Why is this? Consumers who don’t trust a retailer enough to buy any of its private-label products clearly have less loyalty than those who selectively buy some private-label products from the retailer, presumably because they like the quality of those specific products. On the other hand, consumers who buy the retailer’s private-label items across many product categories are drawn more to the savings than to a particular private label, and savings-conscious consumers engage in more price searches and cherry-pick the best deals across multiple stores.

We can’t be sure of where the “inversion point” is in the effect of private-label share on store loyalty; it will depend on the positioning of the retailer and the quality image of its private label. But our analysis so far suggests that any beneficial effects of private-label share on loyalty are pretty much gone at around the 35 percent mark.
What does all of this mean for manufacturers and retailers? Manufacturers certainly cannot ignore private labels, especially not in economically tight times and as retailers continue to close the quality gap and introduce more “premium” private labels. Weak brands are falling by the wayside, but strong consumer pull generated by manufacturers of innovative, competitively priced brands can keep them in good stead, particularly if they demonstrate—with hard consumer data—the ability of their brands to attract a retailer’s most profitable customers.
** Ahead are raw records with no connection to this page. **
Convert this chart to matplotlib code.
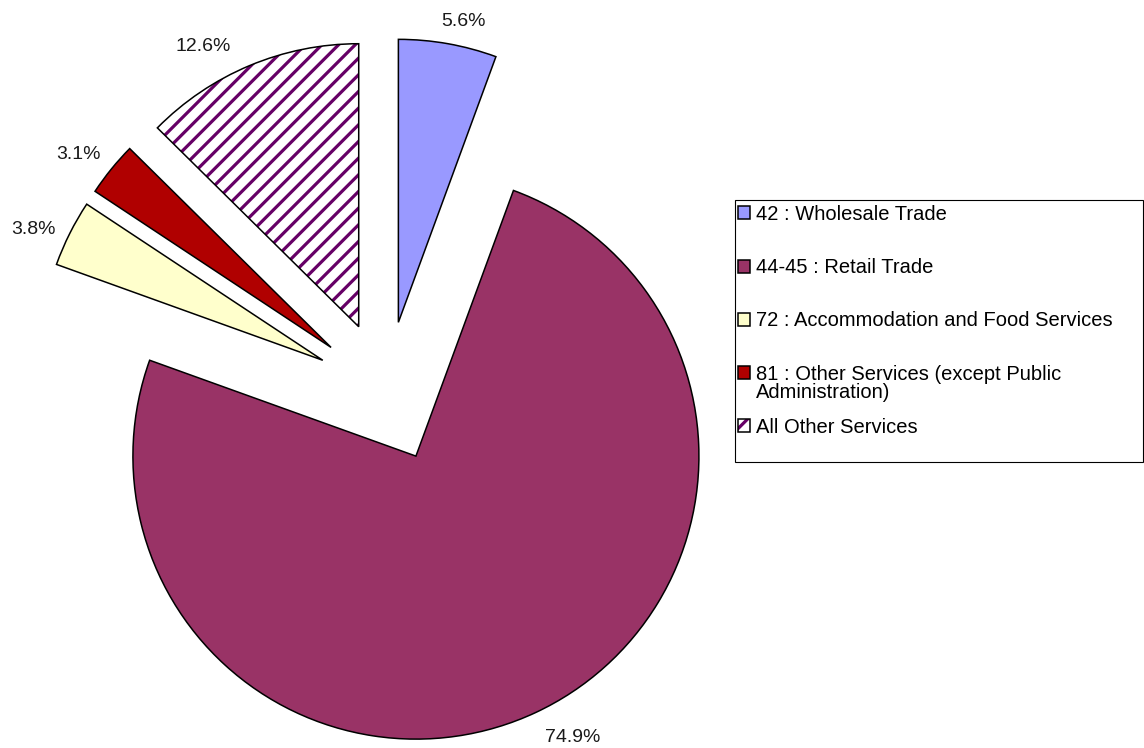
import matplotlib
matplotlib.use("Agg")
import matplotlib.pyplot as plt
from matplotlib.patches import Patch, Wedge, Rectangle

plt.rcParams['font.family'] = ['Liberation Sans', 'DejaVu Sans']

labels = ['42 : Wholesale Trade', '44-45 : Retail Trade', '72 : Accommodation and Food Services',
          '81 : Other Services (except Public\nAdministration)', 'All Other Services']
values = [5.6, 74.9, 3.8, 3.1, 12.6]
colors = ['#9999FF', '#993366', '#FFFFCC', '#B00000', 'white']
hatches = [None, None, None, None, '//']
hatch_col = '#660066'

W, H = 1144, 748
cx, cy, R = 386, 392, 283  # pixel center / radius

# label nudges in pixels (x right, y down), to mimic Excel placement
nudges = [(10, 8), (24, -3), (-9, 10), (-9, 5), (-34, 10)]

fig = plt.figure(figsize=(W / 100, H / 100), dpi=100)
ax = fig.add_axes([0, 0, 1, 1])

plt.rcParams['hatch.linewidth'] = 2.3
wedges, texts, autotexts = ax.pie(values, colors=colors, startangle=90, counterclock=False,
                                  explode=[0.25] * 5, autopct='%1.1f%%', pctdistance=1.11,
                                  wedgeprops=dict(edgecolor='black', linewidth=1.1),
                                  textprops=dict(fontsize=14, color='#1a1a1a'))
for w, h in zip(wedges, hatches):
    if h:
        w.set_hatch(h)
        w.set_edgecolor(hatch_col)
        w.set_linewidth(0)
        ax.add_patch(Wedge(w.center, w.r, w.theta1, w.theta2, fill=False,
                           edgecolor='black', linewidth=1.1))

for t, (dx, dy) in zip(autotexts, nudges):
    x, y = t.get_position()
    t.set_position((x + dx / R, y - dy / R))

# pie() resets the limits, so set them afterwards
ax.set_xlim(-cx / R, (W - cx) / R)
ax.set_ylim(-(H - cy) / R, cy / R)
ax.axis('off')

handles = []
for c, h in zip(colors, hatches):
    if h:
        handles.append((Patch(facecolor=c, edgecolor=hatch_col, hatch='//', linewidth=0),
                        Patch(fill=False, edgecolor='black', linewidth=1.1)))
    else:
        handles.append(Patch(facecolor=c, edgecolor='black', linewidth=1.1))

# Excel spaces legend rows by their first line; wrapped lines spill into the gap
leg_fs = 14.5
first_lines = [l.split('\n')[0] for l in labels]
leg = fig.legend(handles, first_lines, loc='upper left',
                 bbox_to_anchor=(738 / W, 1 - 205 / H), frameon=False,
                 fontsize=leg_fs, handlelength=0.62, handleheight=0.62, handletextpad=0.25,
                 labelspacing=1.7, borderpad=0, borderaxespad=0)
fig.add_artist(Rectangle((735 / W, 1 - 462 / H), 408 / W, 262 / H, transform=fig.transFigure,
                         fill=False, edgecolor='black', linewidth=0.8))

fig.canvas.draw()
for lab, t in zip(labels, leg.get_texts()):
    extra = lab.split('\n')[1:]
    if extra:
        bb = t.get_window_extent()
        fig.text(bb.x0 / W, (bb.y0 + 1) / H, '\n'.join(extra), fontsize=leg_fs,
                 ha='left', va='top')

fig.savefig('out.png', dpi=100)
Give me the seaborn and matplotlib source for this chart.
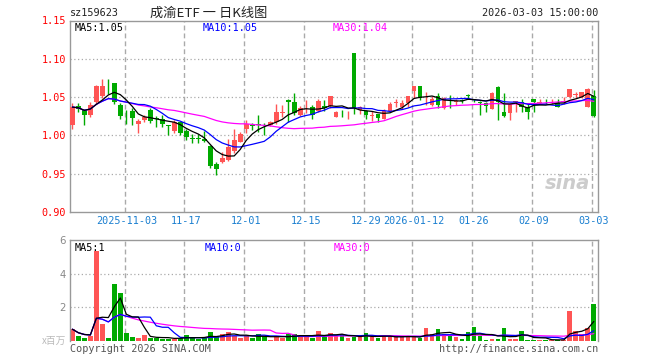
import numpy as np
import pandas as pd
import matplotlib
matplotlib.use("Agg")
import matplotlib.pyplot as plt
import seaborn as sns

# ---------------- data ----------------
opens = [1.013, 1.039, 1.033, 1.026, 1.043, 1.052, 1.069, 1.068, 1.040, 1.031,
         1.032, 1.015, 1.020, 1.033, 1.023, 1.021, 1.0135, 1.006, 1.017, 1.006,
         0.996, 0.996, 0.995, 0.986, 0.963, 0.965, 0.968, 0.979, 0.992, 1.008,
         1.013, 1.0145, 1.0135, 1.0135, 1.017, 1.0295, 1.046, 1.044, 1.027, 1.034,
         1.0376, 1.032, 1.039, 1.038, 1.0245, 1.031, 1.030, 1.107, 1.033, 1.032,
         1.0255, 1.0276, 1.022, 1.032, 1.0425, 1.0376, 1.042, 1.0574, 1.064, 1.046,
         1.040, 1.0508, 1.0355, 1.0465, 1.0437, 1.046, 1.052, 1.0467, 1.044, 1.042,
         1.0346, 1.0626, 1.031, 1.0297, 1.0436, 1.044, 1.0376, 1.047, 1.0427, 1.0433,
         1.0435, 1.042, 1.0437, 1.0495, 1.0527, 1.050, 1.0376, 1.051]
highs = [1.042, 1.042, 1.034, 1.043, 1.066, 1.074, 1.074, 1.069, 1.042, 1.033,
         1.036, 1.022, 1.027, 1.036, 1.025, 1.027, 1.014, 1.020, 1.018, 1.009,
         1.002, 1.002, 1.006, 0.987, 0.965, 0.978, 0.995, 1.008, 1.005, 1.020,
         1.0166, 1.026, 1.016, 1.019, 1.041, 1.040, 1.047, 1.055, 1.038, 1.046,
         1.0395, 1.048, 1.046, 1.051, 1.032, 1.0335, 1.032, 1.107, 1.038, 1.033,
         1.032, 1.028, 1.034, 1.043, 1.048, 1.046, 1.052, 1.065, 1.065, 1.057,
         1.051, 1.055, 1.050, 1.053, 1.048, 1.047, 1.054, 1.048, 1.045, 1.044,
         1.057, 1.064, 1.056, 1.042, 1.045, 1.048, 1.042, 1.047, 1.047, 1.047,
         1.048, 1.047, 1.050, 1.061, 1.057, 1.057, 1.062, 1.0596]
lows = [1.008, 1.031, 1.013, 1.024, 1.041, 1.049, 1.054, 1.041, 1.022, 1.015,
        1.013, 1.003, 1.018, 1.016, 1.011, 1.011, 1.0005, 1.003, 1.000, 0.994,
        0.990, 0.990, 0.991, 0.957, 0.948, 0.964, 0.967, 0.977, 0.991, 1.003,
        1.007, 1.004, 1.000, 1.0125, 1.015, 1.0245, 1.018, 1.027, 1.025, 1.029,
        1.021, 1.030, 1.032, 1.036, 1.0235, 1.024, 1.021, 1.028, 1.028, 1.022,
        1.019, 1.018, 1.021, 1.031, 1.037, 1.035, 1.037, 1.049, 1.046, 1.040,
        1.038, 1.036, 1.035, 1.036, 1.040, 1.042, 1.048, 1.043, 1.0267, 1.031,
        1.034, 1.020, 1.0245, 1.020, 1.030, 1.031, 1.021, 1.031, 1.041, 1.041,
        1.041, 1.0365, 1.041, 1.049, 1.049, 1.049, 1.037, 1.0245]
closes = [1.037, 1.035, 1.026, 1.040, 1.065, 1.065, 1.068, 1.043, 1.025, 1.030,
          1.023, 1.019, 1.0245, 1.019, 1.022, 1.015, 1.012, 1.018, 1.003, 0.998,
          0.995, 0.995, 0.993, 0.960, 0.956, 0.971, 0.985, 0.994, 1.002, 1.015,
          1.0125, 1.014, 1.013, 1.017, 1.030, 1.030, 1.044, 1.029, 1.036, 1.035,
          1.027, 1.045, 1.0355, 1.051, 1.031, 1.030, 1.031, 1.036, 1.0376, 1.026,
          1.026, 1.0224, 1.032, 1.041, 1.043, 1.042, 1.051, 1.064, 1.0487, 1.0465,
          1.047, 1.040, 1.0487, 1.046, 1.044, 1.0455, 1.0517, 1.0464, 1.042, 1.0386,
          1.056, 1.044, 1.0254, 1.041, 1.044, 1.0376, 1.031, 1.043, 1.043, 1.043,
          1.044, 1.0376, 1.044, 1.060, 1.053, 1.0566, 1.060, 1.0256]
volumes = [0.70, 0.28, 0.18, 0.28, 5.32, 1.00, 0.18, 3.40, 2.88, 0.48,
           0.22, 0.16, 0.34, 0.18, 0.20, 0.14, 0.14, 0.12, 0.20, 0.34,
           0.18, 0.14, 0.18, 0.54, 0.28, 0.44, 0.54, 0.28, 0.20, 0.28,
           0.20, 0.44, 0.28, 0.08, 0.28, 0.20, 0.44, 0.40, 0.28, 0.28,
           0.20, 0.60, 0.28, 0.48, 0.28, 0.40, 0.18, 0.22, 0.24, 0.48,
           0.24, 0.18, 0.28, 0.28, 0.24, 0.28, 0.24, 0.24, 0.18, 0.78,
           0.40, 0.70, 0.40, 0.28, 0.24, 0.14, 0.54, 0.84, 0.32, 0.08,
           0.14, 0.14, 0.78, 0.14, 0.14, 0.60, 0.08, 0.08, 0.06, 0.08,
           0.08, 0.04, 0.06, 1.80, 0.60, 0.40, 0.78, 2.22]

tick_pos = [9, 19, 29, 39, 49, 57, 67, 77, 87]
tick_labels = ["2025-11-03", "11-17", "12-01", "12-15", "12-29",
               "2026-01-12", "01-26", "02-09", "03-03"]
price_ticks = [0.90, 0.95, 1.00, 1.05, 1.10, 1.15]
vol_ticks = [2, 4, 6]
code = "sz159623"
title = "成渝ETF 一 日K线图"
stamp = "2026-03-03 15:00:00"

# ---------------- style ----------------
sns.set_theme(style="white")
plt.rcParams['font.family'] = ['DejaVu Sans Mono', 'Noto Sans CJK SC']
UP = '#ff5555'
DOWN = '#00aa00'
GRID = '#aaaaaa'
FRAME = '#999999'
FS = 7.3

df = pd.DataFrame({'o': opens, 'h': highs, 'l': lows, 'c': closes, 'v': volumes})
df['i'] = np.arange(len(df))
df['up'] = df['c'] >= df['o']
for n in (5, 10, 30):
    df[f'ma{n}'] = df['c'].rolling(n, min_periods=1).mean()
    df[f'vma{n}'] = df['v'].rolling(n, min_periods=1).mean()
colors = [UP if u else DOWN for u in df['up']]

W, H = 660, 360
fig = plt.figure(figsize=(6.6, 3.6), dpi=100)
fig.patch.set_facecolor('white')
L, R = 70, 598
ax = fig.add_axes([L / W, 1 - 212 / H, (R - L) / W, 191.5 / H])
axv = fig.add_axes([L / W, 1 - 341 / H, (R - L) / W, 101 / H])

xlim = (-0.4, len(df) - 0.3)

# ---------------- price panel ----------------
for yv in price_ticks[1:-1]:
    ax.axhline(yv, color=GRID, lw=0.9, ls=(0, (1, 2)), zorder=0)
for p in tick_pos:
    ax.axvline(p - 0.3, color=GRID, lw=1, ls=(0, (3.5, 2.2)), zorder=0)

ax.vlines(df['i'], df['l'], df['h'], colors=colors, lw=1, zorder=2)
body_bottom = np.minimum(df['o'], df['c'])
body_h = np.maximum(np.abs(df['c'] - df['o']), 0.0007)
ax.bar(df['i'], body_h, bottom=body_bottom, width=0.8, color=colors,
       linewidth=0, zorder=3)

sns.lineplot(x=df['i'], y=df['ma30'], ax=ax, color='#ff00ff', lw=0.9, zorder=4)
sns.lineplot(x=df['i'], y=df['ma10'], ax=ax, color='#0000ff', lw=0.9, zorder=5)
sns.lineplot(x=df['i'], y=df['ma5'], ax=ax, color='black', lw=0.9, zorder=6)

ax.set_xlim(*xlim)
ax.set_ylim(0.90, 1.15)
ax.set_yticks(price_ticks)
ax.set_yticklabels([f"{t:.2f}" for t in price_ticks], color='red', fontsize=FS)
ax.set_xticks(tick_pos)
ax.set_xticklabels(tick_labels, color='#1a7fd0', fontsize=FS)
ax.tick_params(axis='both', length=0, pad=3)
ax.set_xlabel('')
ax.set_ylabel('')
for s in ax.spines.values():
    s.set_color(FRAME)
    s.set_linewidth(1)
    s.set_visible(True)

ax.text(0.008, 0.985, f"MA5:{df['ma5'].iloc[-1]:.2f}", transform=ax.transAxes,
        color='black', fontsize=FS, va='top', ha='left')
ax.text(0.252, 0.985, f"MA10:{df['ma10'].iloc[-1]:.2f}", transform=ax.transAxes,
        color='#0000ff', fontsize=FS, va='top', ha='left')
ax.text(0.498, 0.985, f"MA30:{df['ma30'].iloc[-1]:.2f}", transform=ax.transAxes,
        color='#ff00ff', fontsize=FS, va='top', ha='left')

ax.text(0.985, 0.10, "sina", transform=ax.transAxes, color='#cccccc',
        fontsize=14, fontweight='bold', style='italic', ha='right', va='bottom',
        family=['DejaVu Sans'], zorder=1)

# ---------------- volume panel ----------------
for yv in vol_ticks[:-1]:
    axv.axhline(yv, color=GRID, lw=0.9, ls=(0, (1, 2)), zorder=0)
for p in tick_pos:
    axv.axvline(p - 0.3, color=GRID, lw=1, ls=(0, (3.5, 2.2)), zorder=0)

axv.bar(df['i'], df['v'], width=0.8, color=colors, linewidth=0, zorder=2)
sns.lineplot(x=df['i'], y=df['vma30'], ax=axv, color='#ff00ff', lw=0.9, zorder=3)
sns.lineplot(x=df['i'], y=df['vma10'], ax=axv, color='#0000ff', lw=0.9, zorder=4)
sns.lineplot(x=df['i'], y=df['vma5'], ax=axv, color='black', lw=0.9, zorder=5)

axv.set_xlim(*xlim)
axv.set_ylim(0, 6)
axv.set_yticks(vol_ticks)
axv.set_yticklabels([str(t) for t in vol_ticks], color='#888888', fontsize=FS,
                    family=['DejaVu Sans'])
axv.set_xticks([])
axv.tick_params(axis='both', length=0, pad=3)
axv.set_xlabel('')
axv.set_ylabel('')
for s in axv.spines.values():
    s.set_color(FRAME)
    s.set_linewidth(1)
    s.set_visible(True)
axv.spines['bottom'].set_visible(False)

axv.text(0.008, 0.975, f"MA5:{int(df['vma5'].iloc[-1])}", transform=axv.transAxes,
         color='black', fontsize=FS, va='top', ha='left')
axv.text(0.255, 0.975, f"MA10:{int(df['vma10'].iloc[-1])}", transform=axv.transAxes,
         color='#0000ff', fontsize=FS, va='top', ha='left')
axv.text(0.500, 0.975, f"MA30:{int(df['vma30'].iloc[-1])}", transform=axv.transAxes,
         color='#ff00ff', fontsize=FS, va='top', ha='left')

# ---------------- header / footer texts ----------------
fig.text(70 / W, 1 - 13 / H, code, fontsize=FS, color='#222222', va='center', ha='left')
fig.text(150 / W, 1 - 13 / H, title, fontsize=9.5, color='#222222', va='center', ha='left',
         family=['Noto Sans CJK SC', 'DejaVu Sans'])
fig.text(598 / W, 1 - 13 / H, stamp, fontsize=FS, color='#222222', va='center', ha='right')
fig.text(66 / W, 1 - 341 / H, "x百万", fontsize=7, color='#bbbbbb', va='center', ha='right',
         family=['Noto Sans CJK SC', 'DejaVu Sans'])
fig.text(70 / W, 1 - 349 / H, "Copyright 2026 SINA.COM", fontsize=FS, color='#555555',
         va='center', ha='left')
fig.text(598 / W, 1 - 349 / H, "http://finance.sina.com.cn", fontsize=FS, color='#555555',
         va='center', ha='right')

fig.savefig("out.png", dpi=100, facecolor='white')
Retailers do have strong potential leverage in private labels. But margin advantages may be illusory unless retailers have sufficient economies of scale to contain costs and fine-tune their pricing to make the differential with national brands “just right.” Harnessing the power of private labels to build loyalty requires a high-quality, well-differentiated private-label program, and even then, it’s all about achieving balance with national brands—there are negative, not just diminishing, returns to pushing private labels too far.